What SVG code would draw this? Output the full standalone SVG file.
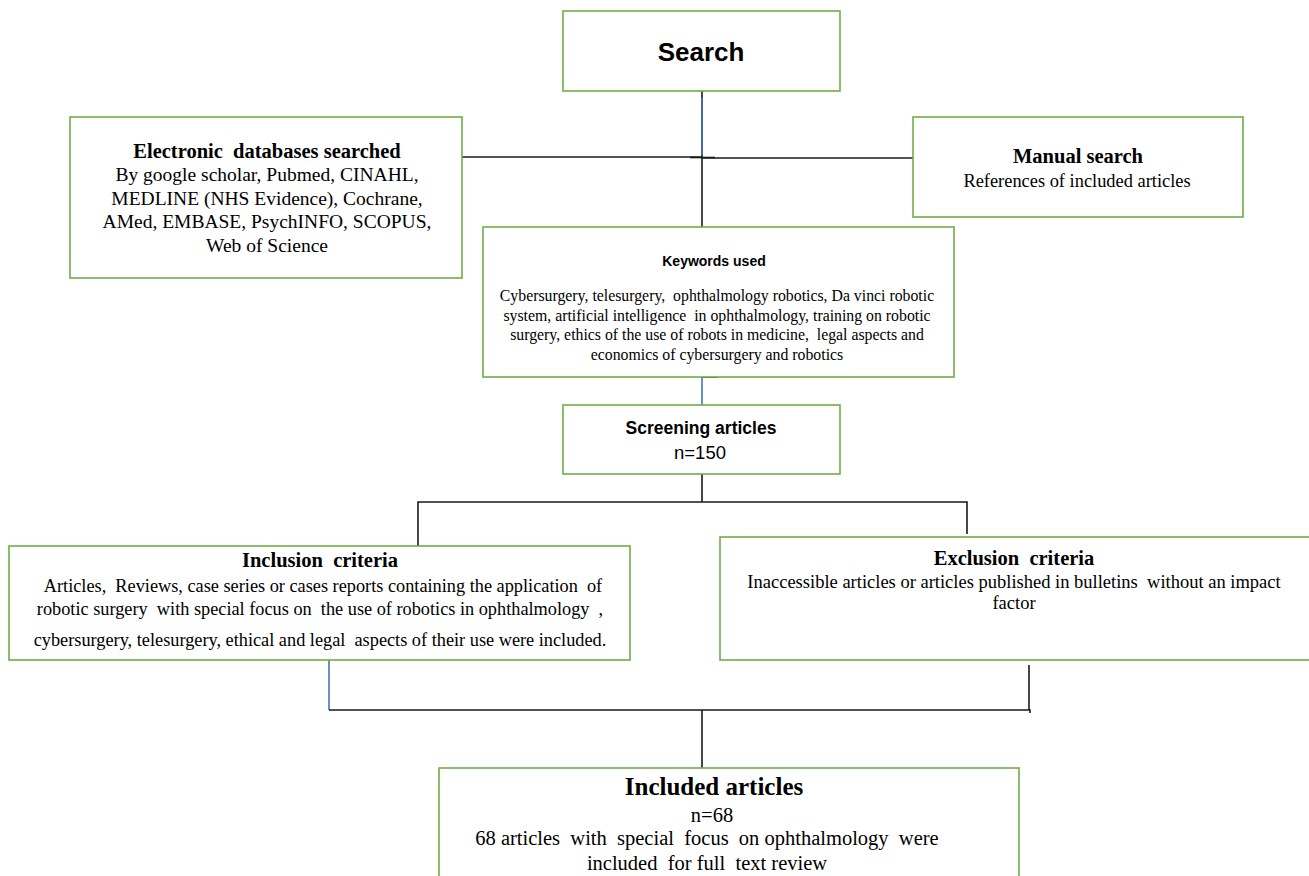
<svg xmlns="http://www.w3.org/2000/svg" width="1309" height="876" viewBox="0 0 1309 876">
  <style>
    .box { fill: #ffffff; stroke: #70ad47; stroke-width: 1.6; }
    .ln { stroke: #1a1a1a; stroke-width: 1.6; fill: none; }
    .blue { stroke: #4472c4; stroke-width: 1.6; fill: none; }
    .sans { font-family: "Liberation Sans", Arial, sans-serif; fill: #000; text-anchor: middle; }
    .serif { font-family: "Liberation Serif", "Times New Roman", serif; fill: #000; text-anchor: middle; }
    .b { font-weight: bold; }
  </style>
  <rect x="0" y="0" width="1309" height="876" fill="#ffffff"/>

  <g id="connectors">
    <line class="ln" x1="702" y1="91" x2="702" y2="227"/>
    <line class="blue" x1="702" y1="98" x2="702" y2="155"/>
    <line class="ln" x1="462" y1="157" x2="702" y2="157"/>
    <line class="ln" x1="702" y1="158" x2="913" y2="158"/>
    <line class="ln" x1="690" y1="157.5" x2="715" y2="157.5" stroke-width="2.4"/>
    <line class="blue" x1="702" y1="377" x2="702" y2="405"/>
    <line class="ln" x1="702" y1="377" x2="718" y2="377"/>
    <polyline class="ln" points="702,474 702,502"/>
    <polyline class="ln" points="418,546 418,502 967,502 967,534"/>
    <line class="blue" x1="329" y1="660" x2="329" y2="710"/>
    <polyline class="ln" points="329,710 1030,710 1030,713"/>
    <line class="ln" x1="1029" y1="665" x2="1029" y2="710"/>
    <line class="ln" x1="702" y1="710" x2="702" y2="768"/>
  </g>

  <g id="search">
    <rect class="box" x="563" y="11" width="277" height="80"/>
    <text class="sans b" x="701" y="61" font-size="26">Search</text>
  </g>

  <g id="electronic">
    <rect class="box" x="70" y="117" width="392" height="161"/>
    <text class="serif b" x="267" y="158" font-size="20.5" xml:space="preserve">Electronic  databases searched</text>
    <text class="serif" x="267" y="181" font-size="19.5">By google scholar, Pubmed, CINAHL,</text>
    <text class="serif" x="267" y="205" font-size="19.5">MEDLINE (NHS Evidence), Cochrane,</text>
    <text class="serif" x="267" y="228" font-size="19.5">AMed, EMBASE, PsychINFO, SCOPUS,</text>
    <text class="serif" x="267" y="252" font-size="19.5">Web of Science</text>
  </g>

  <g id="manual">
    <rect class="box" x="913" y="117" width="330" height="100"/>
    <text class="serif b" x="1078" y="163" font-size="20.5">Manual search</text>
    <text class="serif" x="1077" y="187" font-size="18.4">References of included articles</text>
  </g>

  <g id="keywords">
    <rect class="box" x="483" y="227" width="471" height="150"/>
    <text class="sans b" x="714" y="266" font-size="14">Keywords used</text>
    <text class="serif" x="717" y="301" font-size="15.8" xml:space="preserve">Cybersurgery, telesurgery,  ophthalmology robotics, Da vinci robotic</text>
    <text class="serif" x="717" y="321" font-size="15.8" xml:space="preserve">system, artificial intelligence  in ophthalmology, training on robotic</text>
    <text class="serif" x="717" y="340" font-size="15.8" xml:space="preserve">surgery, ethics of the use of robots in medicine,  legal aspects and</text>
    <text class="serif" x="717" y="360" font-size="15.8">economics of cybersurgery and robotics</text>
  </g>

  <g id="screening">
    <rect class="box" x="563" y="405" width="277" height="69"/>
    <text class="sans b" x="701" y="434" font-size="17.5">Screening articles</text>
    <text class="sans" x="700" y="459" font-size="18.5">n=150</text>
  </g>

  <g id="inclusion">
    <rect class="box" x="9" y="546" width="621" height="114"/>
    <text class="serif b" x="320" y="567" font-size="20.5" xml:space="preserve">Inclusion  criteria</text>
    <text class="serif" x="323" y="592" font-size="18.3" xml:space="preserve">Articles,  Reviews, case series or cases reports containing the application  of</text>
    <text class="serif" x="320" y="615" font-size="18.3" xml:space="preserve">robotic surgery  with special focus on  the use of robotics in ophthalmology  ,</text>
    <text class="serif" x="320" y="646" font-size="18.3" xml:space="preserve">cybersurgery, telesurgery, ethical and legal  aspects of their use were included.</text>
  </g>

  <g id="exclusion">
    <rect class="box" x="720" y="537" width="600" height="123"/>
    <text class="serif b" x="1014" y="565" font-size="20.5" xml:space="preserve">Exclusion  criteria</text>
    <text class="serif" x="1014" y="588" font-size="18.5" xml:space="preserve">Inaccessible articles or articles published in bulletins  without an impact</text>
    <text class="serif" x="1014" y="609" font-size="18.5">factor</text>
  </g>

  <g id="included">
    <rect class="box" x="439" y="768" width="580" height="120"/>
    <text class="serif b" x="714" y="795" font-size="25">Included articles</text>
    <text class="serif" x="712" y="822" font-size="20.5">n=68</text>
    <text class="serif" x="707" y="845" font-size="20.5" xml:space="preserve">68 articles  with  special  focus  on ophthalmology  were</text>
    <text class="serif" x="707" y="870" font-size="20.5" xml:space="preserve">included  for full  text review</text>
  </g>
</svg>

+++

__REQUEST__. Transcribe all of the material exactly, leaving out whatever pictures it contains.

__ANSWER TO THE EXERCISE__.
What SVG code would draw this? Output the full standalone SVG file.
<svg xmlns="http://www.w3.org/2000/svg" width="1309" height="876" viewBox="0 0 1309 876">
  <style>
    .box { fill: #ffffff; stroke: #70ad47; stroke-width: 1.6; }
    .ln { stroke: #1a1a1a; stroke-width: 1.6; fill: none; }
    .blue { stroke: #4472c4; stroke-width: 1.6; fill: none; }
    .sans { font-family: "Liberation Sans", Arial, sans-serif; fill: #000; text-anchor: middle; }
    .serif { font-family: "Liberation Serif", "Times New Roman", serif; fill: #000; text-anchor: middle; }
    .b { font-weight: bold; }
  </style>
  <rect x="0" y="0" width="1309" height="876" fill="#ffffff"/>

  <g id="connectors">
    <line class="ln" x1="702" y1="91" x2="702" y2="227"/>
    <line class="blue" x1="702" y1="98" x2="702" y2="155"/>
    <line class="ln" x1="462" y1="157" x2="702" y2="157"/>
    <line class="ln" x1="702" y1="158" x2="913" y2="158"/>
    <line class="ln" x1="690" y1="157.5" x2="715" y2="157.5" stroke-width="2.4"/>
    <line class="blue" x1="702" y1="377" x2="702" y2="405"/>
    <line class="ln" x1="702" y1="377" x2="718" y2="377"/>
    <polyline class="ln" points="702,474 702,502"/>
    <polyline class="ln" points="418,546 418,502 967,502 967,534"/>
    <line class="blue" x1="329" y1="660" x2="329" y2="710"/>
    <polyline class="ln" points="329,710 1030,710 1030,713"/>
    <line class="ln" x1="1029" y1="665" x2="1029" y2="710"/>
    <line class="ln" x1="702" y1="710" x2="702" y2="768"/>
  </g>

  <g id="search">
    <rect class="box" x="563" y="11" width="277" height="80"/>
    <text class="sans b" x="701" y="61" font-size="26">Search</text>
  </g>

  <g id="electronic">
    <rect class="box" x="70" y="117" width="392" height="161"/>
    <text class="serif b" x="267" y="158" font-size="20.5" xml:space="preserve">Electronic  databases searched</text>
    <text class="serif" x="267" y="181" font-size="19.5">By google scholar, Pubmed, CINAHL,</text>
    <text class="serif" x="267" y="205" font-size="19.5">MEDLINE (NHS Evidence), Cochrane,</text>
    <text class="serif" x="267" y="228" font-size="19.5">AMed, EMBASE, PsychINFO, SCOPUS,</text>
    <text class="serif" x="267" y="252" font-size="19.5">Web of Science</text>
  </g>

  <g id="manual">
    <rect class="box" x="913" y="117" width="330" height="100"/>
    <text class="serif b" x="1078" y="163" font-size="20.5">Manual search</text>
    <text class="serif" x="1077" y="187" font-size="18.4">References of included articles</text>
  </g>

  <g id="keywords">
    <rect class="box" x="483" y="227" width="471" height="150"/>
    <text class="sans b" x="714" y="266" font-size="14">Keywords used</text>
    <text class="serif" x="717" y="301" font-size="15.8" xml:space="preserve">Cybersurgery, telesurgery,  ophthalmology robotics, Da vinci robotic</text>
    <text class="serif" x="717" y="321" font-size="15.8" xml:space="preserve">system, artificial intelligence  in ophthalmology, training on robotic</text>
    <text class="serif" x="717" y="340" font-size="15.8" xml:space="preserve">surgery, ethics of the use of robots in medicine,  legal aspects and</text>
    <text class="serif" x="717" y="360" font-size="15.8">economics of cybersurgery and robotics</text>
  </g>

  <g id="screening">
    <rect class="box" x="563" y="405" width="277" height="69"/>
    <text class="sans b" x="701" y="434" font-size="17.5">Screening articles</text>
    <text class="sans" x="700" y="459" font-size="18.5">n=150</text>
  </g>

  <g id="inclusion">
    <rect class="box" x="9" y="546" width="621" height="114"/>
    <text class="serif b" x="320" y="567" font-size="20.5" xml:space="preserve">Inclusion  criteria</text>
    <text class="serif" x="323" y="592" font-size="18.3" xml:space="preserve">Articles,  Reviews, case series or cases reports containing the application  of</text>
    <text class="serif" x="320" y="615" font-size="18.3" xml:space="preserve">robotic surgery  with special focus on  the use of robotics in ophthalmology  ,</text>
    <text class="serif" x="320" y="646" font-size="18.3" xml:space="preserve">cybersurgery, telesurgery, ethical and legal  aspects of their use were included.</text>
  </g>

  <g id="exclusion">
    <rect class="box" x="720" y="537" width="600" height="123"/>
    <text class="serif b" x="1014" y="565" font-size="20.5" xml:space="preserve">Exclusion  criteria</text>
    <text class="serif" x="1014" y="588" font-size="18.5" xml:space="preserve">Inaccessible articles or articles published in bulletins  without an impact</text>
    <text class="serif" x="1014" y="609" font-size="18.5">factor</text>
  </g>

  <g id="included">
    <rect class="box" x="439" y="768" width="580" height="120"/>
    <text class="serif b" x="714" y="795" font-size="25">Included articles</text>
    <text class="serif" x="712" y="822" font-size="20.5">n=68</text>
    <text class="serif" x="707" y="845" font-size="20.5" xml:space="preserve">68 articles  with  special  focus  on ophthalmology  were</text>
    <text class="serif" x="707" y="870" font-size="20.5" xml:space="preserve">included  for full  text review</text>
  </g>
</svg>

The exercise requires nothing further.